Of course, most writers aren’t Toni Morrison; however, the underlying issue still persists. AI models that are not shown enough representations of speech and writing patterns of writers from different ethnic, cultural and regional backgrounds begin to perform unpredictably when shown writing from those groups, while at the same time performing with high accuracy and low unpredictability for those in well-represented groups. The definers of the AI are the majority group and the definitions that the AI are operating with are not being defined by everyone equally,
Since the AI that my team builds is designed to help students, I think of a student whose writing or composition background and style are unique – not bad, just different from the norm present in the training data. And I think about the stress that the unpredictability of AI assessment must cause. Simply not knowing how a system based on predictable norms will handle the non-norm must be a terrible way to engage the process of teaching and learning – or anything else for that matter.
And although it is not a technology issue per se, I also wonder what systems based on making good guesses within established boundaries teach people with unusual inputs, with unusual writing styles in this example.
Are we inadvertently telling them to wrap up and tuck away their creativity and individuality?
Are we teaching them to write boring? To be “normal”?
We believe that learning should help each individual become more of who they are by helping them fulfill their own potential, with their own style, voice, and direction. How can we build AI that helps accomplish this?

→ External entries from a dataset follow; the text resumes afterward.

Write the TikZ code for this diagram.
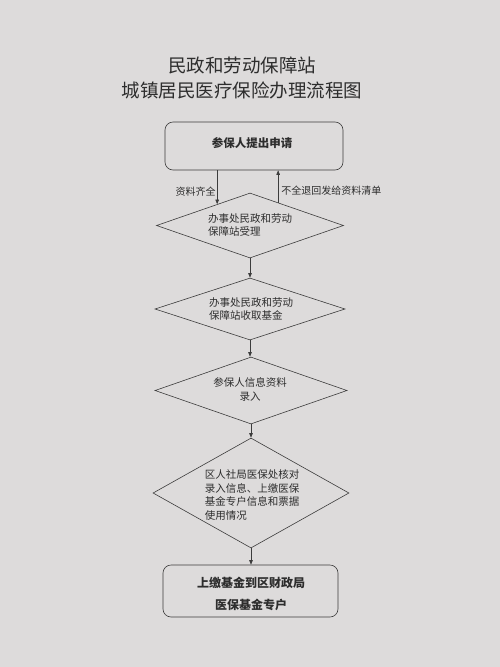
\documentclass[tikz,border=0pt]{standalone}
\usepackage{fontspec}
\setmainfont{Noto Sans CJK SC}
\usetikzlibrary{shapes.geometric,arrows.meta,calc}
\definecolor{paper}{RGB}{221,219,219}
\definecolor{ink}{RGB}{60,60,60}
\definecolor{txt}{RGB}{45,45,45}
\begin{document}
\begin{tikzpicture}[x=1pt,y=-1pt,
  line width=0.6pt,
  boxst/.style={draw=ink,rounded corners=8pt,inner sep=0pt},
  diast/.style={draw=ink,shape=diamond,inner sep=0pt},
  dtext/.style={text=txt,font=\fontsize{10.5}{13.5}\selectfont,inner sep=0pt},
  btext/.style={text=txt,font=\fontsize{11.5}{22}\selectfont\bfseries,inner sep=0pt,align=center},
  lbl/.style={text=txt,font=\fontsize{10}{12}\selectfont,inner sep=0pt},
  arr/.style={draw=ink,-{Triangle[length=4.5pt,width=3.5pt]}}]
\fill[paper] (0,0) rectangle (500,667);
\useasboundingbox (0,0) rectangle (500,667);
% title
\node[text=txt,font=\fontsize{18.5}{25}\selectfont,align=center,inner sep=0pt] (title) at (242,77.5)
  {民政和劳动保障站\\城镇居民医疗保险办理流程图};
% shapes
\node[boxst,minimum width=178pt,minimum height=48pt] (b1) at (254,146) {};
\node[btext] (b1t) at (252,143) {参保人提出申请};
\node[diast,minimum width=187pt,minimum height=65pt] (d1) at (250,225.5) {};
\node[dtext,align=left] (d1t) at (250,225) {办事处民政和劳动\\保障站受理};
\node[diast,minimum width=190pt,minimum height=62pt] (d2) at (250,309) {};
\node[dtext,align=left] (d2t) at (251,309) {办事处民政和劳动\\保障站收取基金};
\node[diast,minimum width=192pt,minimum height=67pt] (d3) at (251,390.5) {};
\node[dtext,align=center] (d3t) at (250,389.5) {参保人信息资料\\录入};
\node[diast,minimum width=196pt,minimum height=110pt] (d4) at (251,493) {};
\node[dtext,align=left] (d4t) at (252,495) {区人社局医保处核对\\录入信息、上缴医保\\基金专户信息和票据\\使用情况};
\node[boxst,minimum width=175pt,minimum height=52pt] (b2) at (250.5,591) {};
\node[btext,font=\fontsize{12}{22}\selectfont\bfseries] (b2t) at (251,594) {上缴基金到区财政局\\医保基金专户};
% connectors
\coordinate (p1) at ($(d1.north)!0.35!(d1.west)$);
\coordinate (p2) at ($(d1.north)!0.30!(d1.east)$);
\draw[arr] (b1.south -| p1) -- (p1);
\draw[arr] (p2) -- (b1.south -| p2);
\node[lbl,anchor=east] (l1) at (216,192) {资料齐全};
\node[lbl,anchor=west] (l2) at (281,191) {不全退回发给资料清单};
\draw[arr] (d1.south) -- (d2.north);
\draw[arr] (d2.south) -- (d2.south |- d3.north);
\draw[arr] (d3.south) -- (d4.north);
\draw[arr] (d4.south) -- (d4.south |- b2.north);
\end{tikzpicture}
\end{document}
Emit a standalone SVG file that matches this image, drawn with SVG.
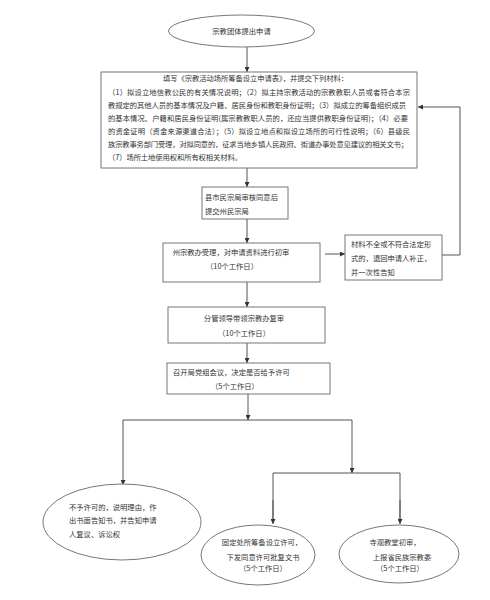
<svg xmlns="http://www.w3.org/2000/svg" width="490" height="600" viewBox="0 0 490 600">
<defs>
<style>
.n{fill:#fff;stroke:#777;stroke-width:1}
.c{fill:none;stroke:#555;stroke-width:1}
text{font-family:"Noto Sans CJK SC","Liberation Sans",sans-serif;fill:#333;font-size:7.3px}
.m{text-anchor:middle}
</style>
<marker id="a" viewBox="0 0 8 8" refX="8" refY="4" markerWidth="5" markerHeight="5" orient="auto" markerUnits="userSpaceOnUse">
<path d="M0,0 L8,4 L0,8 z" fill="#333"/>
</marker>
</defs>
<rect width="490" height="600" fill="#fff"/>
<g id="connectors">
<line class="c" x1="247" y1="47" x2="247" y2="72" marker-end="url(#a)"/>
<line class="c" x1="247" y1="168" x2="247" y2="187" marker-end="url(#a)"/>
<line class="c" x1="247" y1="219" x2="247" y2="243" marker-end="url(#a)"/>
<line class="c" x1="325" y1="254" x2="345" y2="254" marker-end="url(#a)"/>
<polyline class="c" points="442,255 460,255 460,107 418,107" marker-end="url(#a)"/>
<line class="c" x1="247" y1="282" x2="247" y2="307" marker-end="url(#a)"/>
<line class="c" x1="247" y1="343" x2="247" y2="363" marker-end="url(#a)"/>
<line class="c" x1="248" y1="394" x2="248" y2="420" marker-end="url(#a)"/>
<line class="c" x1="123" y1="420" x2="352" y2="420"/>
<line class="c" x1="123" y1="420" x2="123" y2="485" marker-end="url(#a)"/>
<line class="c" x1="352" y1="420" x2="352" y2="473" marker-end="url(#a)"/>
<polyline class="c" points="273,522 273,473 400,473 400,522"/>
<line class="c" x1="273" y1="500" x2="273" y2="524" marker-end="url(#a)"/>
<line class="c" x1="400" y1="500" x2="400" y2="524" marker-end="url(#a)"/>
</g>
<g id="start">
<ellipse class="n" cx="241.5" cy="31" rx="73" ry="16"/>
<text class="m" x="241.5" y="33.5" font-size="8">宗教团体提出申请</text>
</g>
<g id="materials">
<rect class="n" x="101" y="72" width="316" height="96"/>
<text x="163" y="81" textLength="185" lengthAdjust="spacing">填写《宗教活动场所筹备设立申请表》，并提交下列材料：</text>
<text x="108" y="95" textLength="302" lengthAdjust="spacing">（1）拟设立地信教公民的有关情况说明；（2）拟主持宗教活动的宗教教职人员或者符合本宗</text>
<text x="108" y="108" textLength="298" lengthAdjust="spacing">教规定的其他人员的基本情况及户籍、居民身份和教职身份证明；（3）拟成立的筹备组织成员</text>
<text x="108" y="121" textLength="300" lengthAdjust="spacing">的基本情况、户籍和居民身份证明(属宗教教职人员的，还应当提供教职身份证明)；（4）必要</text>
<text x="108" y="134" textLength="302" lengthAdjust="spacing">的资金证明（资金来源渠道合法）；（5）拟设立地点和拟设立场所的可行性说明；（6）县级民</text>
<text x="108" y="147" textLength="300" lengthAdjust="spacing">族宗教事务部门受理，对拟同意的，征求当地乡镇人民政府、街道办事处意见建议的相关文书；</text>
<text x="108" y="160" textLength="134" lengthAdjust="spacing">（7）场所土地使用权和所有权相关材料。</text>
</g>
<g id="county">
<rect class="n" x="202" y="187" width="86" height="32"/>
<text x="205" y="200">县市民宗局审核同意后</text>
<text x="205" y="214">提交州民宗局</text>
</g>
<g id="prefecture">
<rect class="n" x="163" y="243" width="157" height="39"/>
<text class="m" x="231" y="255">州宗教办受理，对申请资料进行初审</text>
<text class="m" x="232" y="269">（10个工作日）</text>
</g>
<g id="reject-materials">
<rect class="n" x="345" y="235" width="97" height="45"/>
<text x="351" y="247">材料不全或不符合法定形</text>
<text x="351" y="261">式的，退回申请人补正，</text>
<text x="351" y="275">并一次性告知</text>
</g>
<g id="review">
<rect class="n" x="168" y="307" width="157" height="36"/>
<text class="m" x="244" y="321">分管领导带领宗教办复审</text>
<text class="m" x="244" y="336">（10个工作日）</text>
</g>
<g id="meeting">
<rect class="n" x="167" y="363" width="163" height="31"/>
<text x="173" y="375">召开局党组会议，决定是否给予许可</text>
<text class="m" x="235" y="389">（5个工作日）</text>
</g>
<g id="deny">
<ellipse class="n" cx="122" cy="522" rx="79" ry="38"/>
<text x="69" y="510">不予许可的，说明理由，作</text>
<text x="69" y="523">出书面告知书，并告知申请</text>
<text x="69" y="537">人复议、诉讼权</text>
</g>
<g id="fixed-site">
<ellipse class="n" cx="258" cy="555" rx="57" ry="30"/>
<text class="m" x="262" y="545">固定处所筹备设立许可，</text>
<text class="m" x="263" y="560">下发同意许可批复文书</text>
<text class="m" x="263" y="571">（5个工作日）</text>
</g>
<g id="temple">
<ellipse class="n" cx="399" cy="554" rx="60" ry="29"/>
<text class="m" x="395" y="545">寺观教堂初审，</text>
<text class="m" x="402" y="560">上报省民族宗教委</text>
<text class="m" x="400" y="571">（5个工作日）</text>
</g>
</svg>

The good news is that there are two ways we can minimize those risks and tamp down the unpredictability penalty. Yet, as one might expect, neither is easy.
One way to get AI to do better at assessing outlying information is to be diligent about human review. When AI says the next William Faulkner is gibberish, a human needs to be in the oversight pathway to make the right determination. The AI needs to be constantly told what is what – this is actually good, that is actually not.

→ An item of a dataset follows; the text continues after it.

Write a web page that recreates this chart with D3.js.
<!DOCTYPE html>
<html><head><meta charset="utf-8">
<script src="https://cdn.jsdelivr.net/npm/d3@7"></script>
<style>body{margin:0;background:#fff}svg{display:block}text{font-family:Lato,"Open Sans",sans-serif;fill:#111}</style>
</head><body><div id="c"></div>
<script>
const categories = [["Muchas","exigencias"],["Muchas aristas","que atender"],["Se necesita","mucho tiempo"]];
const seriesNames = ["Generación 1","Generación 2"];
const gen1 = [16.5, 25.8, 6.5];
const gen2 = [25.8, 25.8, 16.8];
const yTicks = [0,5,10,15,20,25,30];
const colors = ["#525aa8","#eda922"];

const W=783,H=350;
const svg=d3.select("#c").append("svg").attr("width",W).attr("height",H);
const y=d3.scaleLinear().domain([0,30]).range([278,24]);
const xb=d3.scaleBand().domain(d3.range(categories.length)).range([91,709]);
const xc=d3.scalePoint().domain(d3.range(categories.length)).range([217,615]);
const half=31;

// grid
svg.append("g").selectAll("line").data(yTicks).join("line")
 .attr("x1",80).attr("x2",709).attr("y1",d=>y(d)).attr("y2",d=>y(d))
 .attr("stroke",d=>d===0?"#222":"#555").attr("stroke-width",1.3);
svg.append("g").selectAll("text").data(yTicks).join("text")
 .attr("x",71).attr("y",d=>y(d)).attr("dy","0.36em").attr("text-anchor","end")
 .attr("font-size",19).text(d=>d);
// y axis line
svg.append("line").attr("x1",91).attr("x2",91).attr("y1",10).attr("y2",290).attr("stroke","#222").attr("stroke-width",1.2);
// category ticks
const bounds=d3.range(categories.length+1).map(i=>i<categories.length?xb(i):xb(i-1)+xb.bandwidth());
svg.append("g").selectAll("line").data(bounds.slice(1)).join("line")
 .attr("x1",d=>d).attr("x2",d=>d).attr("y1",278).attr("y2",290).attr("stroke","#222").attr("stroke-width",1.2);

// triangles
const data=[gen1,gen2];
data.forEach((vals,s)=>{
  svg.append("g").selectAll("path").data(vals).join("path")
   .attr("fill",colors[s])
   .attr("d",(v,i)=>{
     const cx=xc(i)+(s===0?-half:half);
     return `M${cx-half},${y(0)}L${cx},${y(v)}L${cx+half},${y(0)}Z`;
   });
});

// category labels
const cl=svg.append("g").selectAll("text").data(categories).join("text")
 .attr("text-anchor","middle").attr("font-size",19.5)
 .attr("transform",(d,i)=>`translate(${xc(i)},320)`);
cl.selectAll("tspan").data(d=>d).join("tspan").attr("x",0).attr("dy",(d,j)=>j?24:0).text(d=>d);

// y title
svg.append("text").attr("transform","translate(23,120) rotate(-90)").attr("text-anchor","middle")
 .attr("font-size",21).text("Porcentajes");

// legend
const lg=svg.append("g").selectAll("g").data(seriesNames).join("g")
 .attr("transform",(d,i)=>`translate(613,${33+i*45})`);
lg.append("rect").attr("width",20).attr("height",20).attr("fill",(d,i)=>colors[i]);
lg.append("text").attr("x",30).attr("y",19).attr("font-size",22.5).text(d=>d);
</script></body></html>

This approach is also useful for mitigating many of the harmful effects of bias in AI – people can spot it and override or counteract the result, reducing not only the adverse outcome but the possibility of reinforcing it for use in future, similar cases. This requires close cooperation of AI teams and product teams to build AI enabled experiences and products that give context to potential bias, highlight areas of low confidence in AI prediction and specifically bring in human experts to oversee and, if necessary, correct the AI predictions.

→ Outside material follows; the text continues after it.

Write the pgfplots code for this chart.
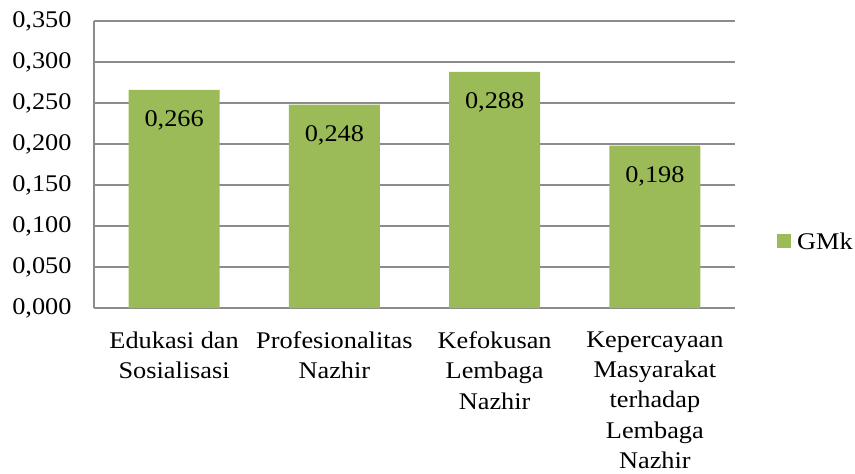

The second way of addressing the issue of unequal AI uncertainty is in improving the representation of marginalized groups in training data sets. On the surface, this sounds like the old adage “add more data,” but in reality, I mean that we need to add specific data that captures the enormous and wonderful tapestry of learners. Additionally, we need to make sure that the data’s labels (grades, tags, etc.) are carefully vetted by those who have the relevant cultural and lived experiences to the source of the data. This allows us to train AI that encodes, that’s context aware in ways most AI isn’t today.
Over the past few years, the power and peril of embedding AI into every aspect of our lives has become a mainstream topic – and I’m glad to see our society begin to grapple with these important questions. The way AI can actively propagate societal biases is now well understood, and efforts are already underway to mitigate their harmful impacts. We need to add unequal uncertainty to the conversation around AI fairness. Creating AI that works “better” for some groups and “worse” for others – even if on average the AI is fair – is still unfair and does not live up to our ideals.